There are events every single night --- not just one, SEVERAL. There's always something to do, and I didn't realize how exciting life can be in college, but there's always that little voice in the back of my head reminding me to do work ;) I'm not a party person, and I honestly don't look forward to going to a college party anytime soon, but I am looking forward to all of the performances, cultural events, hall bonding trips to come.

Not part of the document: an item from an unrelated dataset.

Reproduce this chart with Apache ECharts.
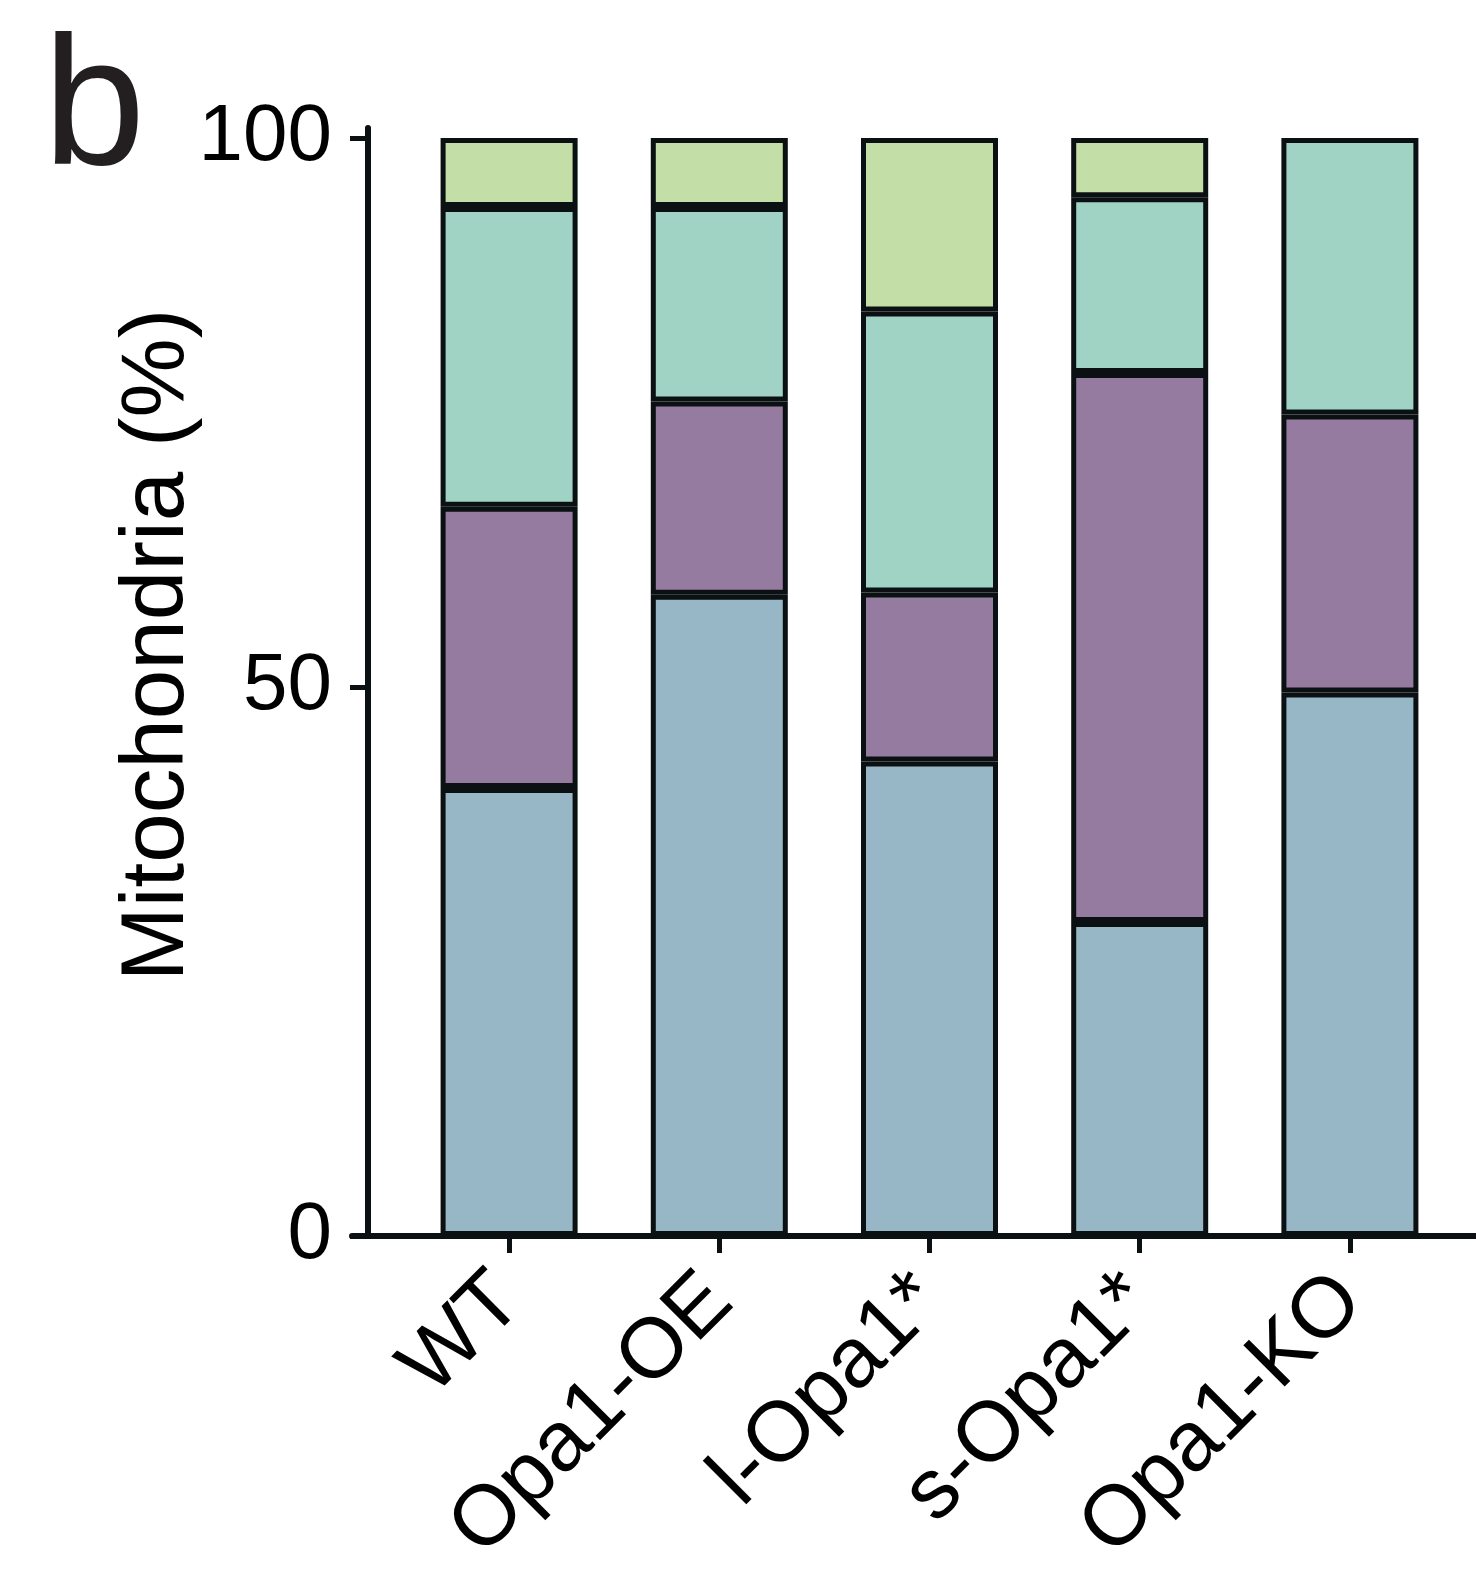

I can't even begin to describe how devastated I was, when I had to leave my brother at home. The day and morning before moving in was filled with anxiety, nervousness, curiosity, fear, and a bit of excitement. I kept dreading the homesickness that would come, but looking back on this past week, I've only truly felt homesick for about 2-3 days, and that feeling didn't last long each time. I was talking to a friend, and she and I agreed that homesickness is a transient feeling; you really don't feel it most of the time, but all of a sudden, the feelings might rush in and you'll feel homesick all at once. But since that third day or so, I haven't really felt "homesick", probably because I can't stop smiling every time I look at something in this school -- whether it be a chair in the lounge, the beautiful trees around me, a building....the excitement and pure joy that comes with being here surpasses everything. Don't worry Mom, I miss you guys --- but it's not like when I went to Disney this past spring. I had an amazing time at Disney with my friends, but mostly due to a few complications that arose, I kept missing my family and wishing that they could experience everything with me. While I constantly send my brother videos and photos of everything --- from my food to the library's magical "Harry Potter-esque" moving shelves --- and wish that my family could see the amazing things I see, I don't have the urge to call home everyday because I'm sad. I've called home a couple times, not only to say hello, but to tell them all about the exciting day that I had. With that being said, let's talk about the length of the days here:
Granted, this past week was full of orientation related activities, so we were extremely busy (I'm talking about only having one hour to completely unpack on the day we got here and only having the time to organize in between activities). However, while I always thought that I'd continue sleeping at 10 pm like I used to, that bedtime has become much more fluid. There's just so many things to do in one day that there really isn't enough time, and I find myself sleeping around 11:30 more often (this might also be due to the fact that it's really really really nice to just sit around, talking to hallmates in the lounge before bed). It's not a bad thing though -- I don't feel as tired as I used to, if I slept late. I think being so exhausted from the day's activities makes me sleep relatively "well", while waking up makes me so excited to see what the day offers. So it's true, college kids sleep "later" (then again, it really depends on your definition of "late").